The improbable air-conditioner story is, however, Neighbour’s own highlight of Hutchinson’s interactions with bin Laden, unless you count a possible marriage proposal for Hutchinson to become bin Laden’s nth wife, which proposal lapsed anyway after bin Laden fled to Sudan. This is hardly probing investigative journalism. Sally Neighbour evidently has an excellent bedside manner in these matters, when she wants to – witness Jack Thomas’ “4 Corners” admission that was the subject of subsequent court proceedings. Why she covers Rabiah Hutchinson’s objectively similar, quite possibly traitorous journeyings as though they were a romp in a harem – an air-conditioned one, mind (but only after sufficient begging to the master) – is a mystery, of the strong and silent type.

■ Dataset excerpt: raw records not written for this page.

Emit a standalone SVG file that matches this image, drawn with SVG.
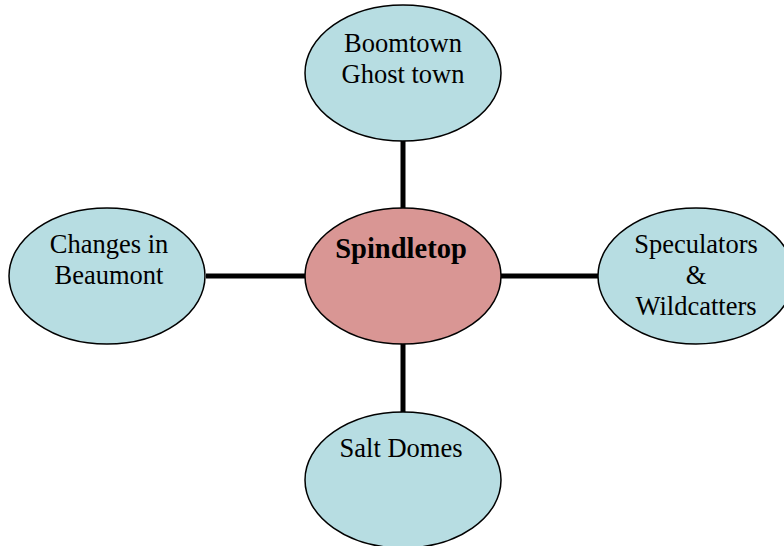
<svg xmlns="http://www.w3.org/2000/svg" width="784" height="546" viewBox="0 0 784 546">
  <style>
    .bg { fill: #ffffff; }
    .leaf { fill: #b7dde2; stroke: #000000; stroke-width: 1.5; }
    .hub { fill: #d99694; stroke: #000000; stroke-width: 1.5; }
    .link { stroke: #000000; stroke-width: 5; fill: none; }
    .lbl { font-family: "Liberation Serif", "Times New Roman", serif; font-size: 26.5px; fill: #000000; text-anchor: middle; }
    .hubtxt { font-weight: bold; font-size: 28.5px; }
  </style>
  <rect class="bg" x="0" y="0" width="784" height="546"/>

  <!-- spokes from the hub to each topic -->
  <g id="connectors">
    <line class="link" x1="403" y1="141" x2="403" y2="209"/>
    <line class="link" x1="206" y1="276" x2="305" y2="276"/>
    <line class="link" x1="501" y1="276" x2="598" y2="276"/>
    <line class="link" x1="403" y1="343" x2="403" y2="413"/>
  </g>

  <g id="boomtown">
    <ellipse class="leaf" cx="403" cy="73" rx="98" ry="68"/>
    <text class="lbl" x="403" y="52">Boomtown</text>
    <text class="lbl" x="403" y="83">Ghost town</text>
  </g>

  <g id="spindletop">
    <ellipse class="hub" cx="403" cy="276" rx="98" ry="68"/>
    <text class="lbl hubtxt" x="401" y="258">Spindletop</text>
  </g>

  <g id="beaumont">
    <ellipse class="leaf" cx="107" cy="276" rx="98" ry="68"/>
    <text class="lbl" x="109" y="253">Changes in</text>
    <text class="lbl" x="109" y="284">Beaumont</text>
  </g>

  <g id="speculators">
    <ellipse class="leaf" cx="696" cy="276" rx="98" ry="68"/>
    <text class="lbl" x="696" y="253">Speculators</text>
    <text class="lbl" x="696" y="284">&amp;</text>
    <text class="lbl" x="696" y="315">Wildcatters</text>
  </g>

  <g id="salt-domes">
    <ellipse class="leaf" cx="403" cy="480" rx="98" ry="68"/>
    <text class="lbl" x="401" y="457">Salt Domes</text>
  </g>
</svg>
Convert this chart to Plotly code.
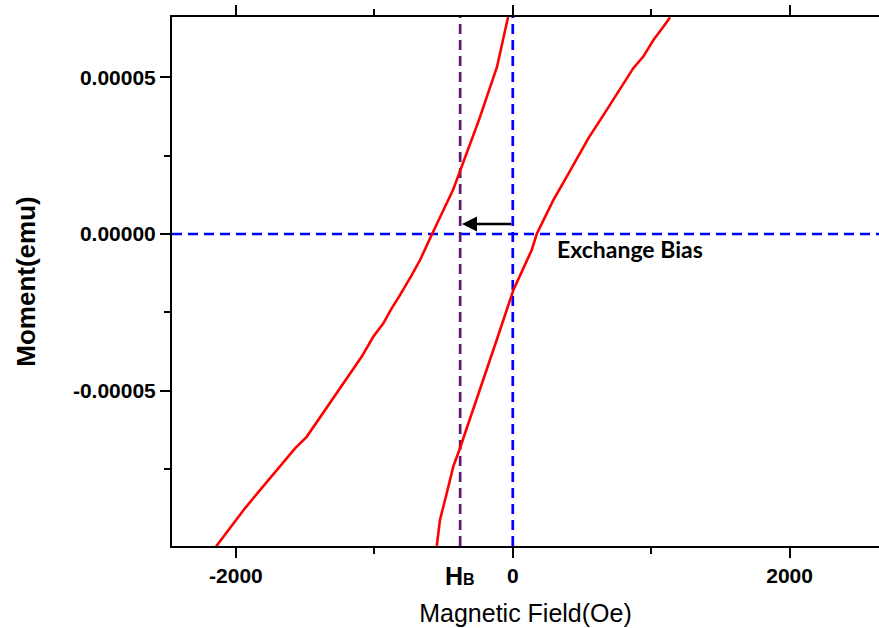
import plotly.graph_objects as go

# ---- data ----
# descending branch (left loop side)
desc_H = [-2144, -2019, -1935, -1875, -1742, -1573, -1489, -1405, -1297, -1224,
          -1091, -1008, -935, -875, -815, -730, -670, -583, -432, -338, -244, -114, -34]
desc_M = [-9.97e-5, -9.23e-5, -8.75e-5, -8.43e-5, -7.74e-5, -6.84e-5, -6.47e-5, -5.93e-5,
          -5.24e-5, -4.76e-5, -3.91e-5, -3.28e-5, -2.85e-5, -2.37e-5, -1.95e-5, -1.31e-5,
          -0.83e-5, 0.0, 1.40e-5, 2.52e-5, 3.64e-5, 5.33e-5, 6.92e-5]
# ascending branch (right loop side)
asc_H = [-549, -526, -477, -430, -386, -237, -116, 4, 137, 173, 293, 390, 486, 546,
         679, 739, 811, 871, 943, 1016, 1088, 1136]
asc_M = [-9.95e-5, -9.12e-5, -8.27e-5, -7.42e-5, -6.89e-5, -4.98e-5, -3.38e-5, -1.79e-5,
         -0.51e-5, 0.0, 1.08e-5, 1.83e-5, 2.57e-5, 3.05e-5, 3.96e-5, 4.38e-5, 4.91e-5,
         5.29e-5, 5.66e-5, 6.19e-5, 6.61e-5, 6.91e-5]

H_B = -380            # exchange bias field (Oe)
arrow_tip_H = -367
arrow_M = 3.2e-6

x_tickvals = [-2000, 0, 2000]
x_ticktext = ["-2000", "0", "2000"]
y_tickvals = [5e-5, 0, -5e-5]
y_ticktext = ["0.00005", "0.00000", "-0.00005"]

x_range = [-2462, 2646]
y_range = [-9.952e-5, 6.922e-5]

# ---- figure ----
fig = go.Figure()

dash = "10px,6px"
fig.add_hline(y=0, line=dict(color="#0000FF", width=2.7, dash=dash), layer="below")
fig.add_vline(x=0, line=dict(color="#0000FF", width=2.7, dash=dash), layer="below")
fig.add_vline(x=H_B, line=dict(color="#5E1A6E", width=2.7, dash=dash), layer="below")

for hx, my in [(desc_H, desc_M), (asc_H, asc_M)]:
    fig.add_trace(go.Scatter(x=hx, y=my, mode="lines",
                             line=dict(color="#FF0000", width=2.6),
                             showlegend=False, hoverinfo="skip"))

fig.add_annotation(x=arrow_tip_H, y=arrow_M, ax=0, ay=arrow_M,
                   xref="x", yref="y", axref="x", ayref="y",
                   text="", showarrow=True, arrowhead=2, arrowsize=1.2,
                   arrowwidth=2.5, arrowcolor="black")

fig.add_annotation(x=305, y=-4.8e-6, xref="x", yref="y", text="<b>Exchange Bias</b>",
                   showarrow=False, xanchor="left", yanchor="middle",
                   font=dict(family="Lato", size=23, color="black"))

fig.add_annotation(x=H_B, y=-0.0, xref="x", yref="paper",
                   text="<b>H</b><span style='font-size:16px'><b>B</b></span>",
                   showarrow=False, xanchor="center", yanchor="top", yshift=-14,
                   font=dict(family="Liberation Sans", size=25, color="black"))

tickfont = dict(family="Liberation Sans", size=21, color="black", weight="bold")

fig.update_xaxes(range=x_range, tickmode="array", tickvals=x_tickvals, ticktext=x_ticktext,
                 showgrid=False, zeroline=False, showline=True, linecolor="black",
                 linewidth=2, mirror="ticks", ticks="outside", ticklen=10, tickwidth=2,
                 tickcolor="black", tickfont=tickfont,
                 minor=dict(dtick=1000, tick0=0, ticks="outside", ticklen=6,
                            tickwidth=2, tickcolor="black", showgrid=False),
                 title=dict(text="Magnetic Field(Oe)", standoff=18,
                            font=dict(family="Liberation Sans", size=25, color="black")))

fig.update_yaxes(range=y_range, tickmode="array", tickvals=y_tickvals, ticktext=y_ticktext,
                 showgrid=False, zeroline=False, showline=True, linecolor="black",
                 linewidth=2, ticks="outside", ticklen=10, tickwidth=2,
                 tickcolor="black", tickfont=tickfont,
                 minor=dict(dtick=2.5e-5, tick0=0, ticks="outside", ticklen=6,
                            tickwidth=2, tickcolor="black", showgrid=False),
                 title=dict(text="<b>Moment(emu)</b>", standoff=30,
                            font=dict(family="Liberation Sans", size=26, color="black")))

fig.update_layout(width=879, height=628, margin=dict(l=172, r=0, t=17, b=82),
                  paper_bgcolor="white", plot_bgcolor="white", showlegend=False)

fig.write_html("out.html")
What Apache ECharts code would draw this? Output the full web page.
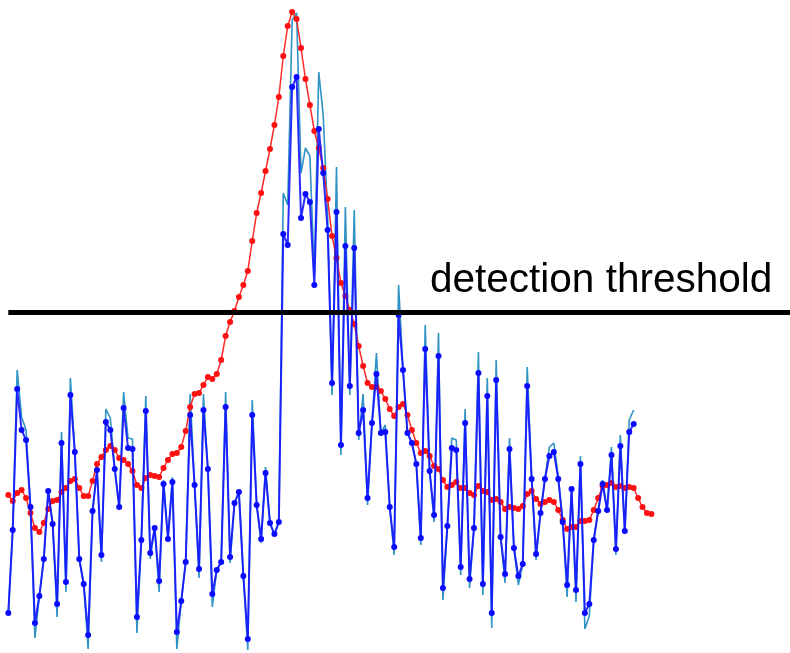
<!DOCTYPE html>
<html>
<head>
<meta charset="utf-8">
<style>
  html, body { margin: 0; padding: 0; background: #ffffff; }
  #chart { width: 790px; height: 653px; }
</style>
<script src="https://cdn.jsdelivr.net/npm/echarts@6/dist/echarts.min.js"></script>
</head>
<body>
<div id="chart"></div>
<script>
// Raw samples (thin trace)
const rawSignal = [
  27, 110, 270, 223, 210, 133, 2, 44, 81, 149, 116, 23, 208, 48, 262, 188, 81, 56, -9, 129,
  170, 78, 231, 222, 171, 133, 248, 202, 201, 7, 100, 244, 81, 112, 48, 160, 101, 163, -9, 39,
  78, 246, 155, 62, 246, 171, 33, 70, 78, 248, 77, 137, 148, 64, -10, 240, 135, 97, 173, 117,
  104, 118, 447, 435, 620, 627, 467, 492, 484, 365, 568, 525, 425, 245, 473, 185, 433, 245, 430, 200,
  246, 135, 217, 287, 207, 215, 133, 85, 355, 270, 207, 197, 176, 95, 315, 169, 118, 307, 40, 114,
  202, 200, 65, 231, 52, 112, 288, 45, 262, 12, 280, 103, 57, 202, 92, 55, 76, 273, 161, 80,
  127, 162, 193, 197, 164, 118, 43, 151, 38, 184, 11, 24, 100, 129, 160, 130, 193, 85, 205, 107,
  220, 230
];

// Sampled signal (blue, with markers)
const sampledSignal = [
  27, 110, 251, 210, 200, 133, 17, 44, 81, 149, 116, 36, 197, 58, 245, 188, 81, 56, 5, 129,
  170, 85, 218, 210, 171, 133, 232, 192, 191, 23, 100, 229, 87, 112, 59, 156, 101, 158, 8, 39,
  78, 225, 155, 71, 230, 171, 46, 70, 78, 233, 83, 137, 148, 64, 1, 225, 135, 101, 167, 117,
  106, 118, 406, 395, 553, 563, 422, 446, 438, 355, 511, 467, 410, 257, 428, 195, 394, 254, 392, 207,
  230, 142, 217, 266, 207, 208, 133, 93, 325, 270, 207, 197, 176, 102, 291, 169, 125, 284, 52, 114,
  192, 190, 73, 217, 61, 112, 267, 56, 244, 27, 260, 103, 66, 191, 92, 64, 76, 254, 161, 86,
  127, 161, 184, 188, 161, 118, 55, 151, 50, 176, 27, 36, 100, 129, 156, 130, 185, 91, 194, 109,
  208, 216
];

// Smoothed signal (red)
const smoothedSignal = [
  145, 139, 147, 150, 142, 127, 112, 108, 117, 131, 139, 140, 148, 152, 159, 161, 152, 144, 144, 159,
  176, 183, 190, 194, 190, 182, 180, 176, 169, 155, 152, 162, 165, 164, 163, 172, 180, 186, 187, 193,
  209, 233, 246, 247, 255, 263, 261, 266, 280, 304, 318, 329, 343, 355, 369, 399, 427, 447, 469, 491,
  515, 543, 584, 614, 628, 621, 592, 561, 535, 509, 492, 472, 441, 404, 382, 357, 344, 330, 316, 294,
  274, 257, 253, 253, 249, 241, 231, 224, 233, 236, 225, 210, 197, 187, 189, 184, 174, 171, 160, 153,
  155, 158, 152, 152, 147, 145, 154, 149, 148, 140, 141, 138, 131, 133, 132, 131, 134, 146, 149, 141,
  136, 138, 140, 138, 130, 120, 111, 113, 113, 119, 119, 120, 130, 142, 154, 155, 157, 153, 154, 152,
  153, 152, 142, 133, 127, 126
];

const thresholdLevel = 327.5;
const thresholdLabel = 'detection threshold';

const toPoints = arr => arr.map((v, i) => [i, v]);

const chart = echarts.init(document.getElementById('chart'), null, { renderer: 'canvas' });

chart.setOption({
  animation: false,
  backgroundColor: '#ffffff',
  grid: { left: 8.3, top: 0, width: 781.7, height: 653, containLabel: false },
  xAxis: { type: 'value', min: 0, max: 176.25, show: false },
  yAxis: { type: 'value', min: -13, max: 640, show: false },
  series: [
    {
      name: 'raw',
      type: 'line',
      data: toPoints(rawSignal),
      symbol: 'none',
      lineStyle: { color: '#2f93c6', width: 1.6 },
      z: 1,
      silent: true
    },
    {
      name: 'smoothed',
      type: 'line',
      data: toPoints(smoothedSignal),
      symbol: 'circle',
      symbolSize: 6,
      showAllSymbol: true,
      lineStyle: { color: '#ff2a2a', width: 1.5 },
      itemStyle: { color: '#ff1010' },
      z: 2,
      silent: true,
      markLine: {
        silent: true,
        symbol: ['none', 'none'],
        label: { show: false },
        lineStyle: { color: '#000000', width: 5, type: 'solid', opacity: 1 },
        data: [{ yAxis: thresholdLevel }]
      }
    },
    {
      name: 'sampled',
      type: 'line',
      data: toPoints(sampledSignal),
      symbol: 'circle',
      symbolSize: 6,
      showAllSymbol: true,
      lineStyle: { color: '#1414ff', width: 2, opacity: 0.9 },
      itemStyle: { color: '#0a0aff' },
      z: 3,
      silent: true
    }
  ],
  graphic: [
    {
      type: 'text',
      left: 430,
      top: 260,
      style: {
        text: thresholdLabel,
        font: '40.5px "Liberation Sans", Arial, sans-serif',
        fill: '#000000'
      }
    }
  ]
});
</script>
</body>
</html>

* Sally Neighbour, "Journey to the Jihad", Australian magazine 2 May 2009 (no URL).

Comments:
You have hit on the secret of Sally Neighbour's journalism - lack of depth and lots of imagination to get over the absence of facts - and she never lets facts get in the way of a good story! Neighbour is a disgrace to the profession - 'Shallow Sal' seems so appropriate somehow.

The one thing that so many of us now know - if Neighbour says it - it is most probably not so.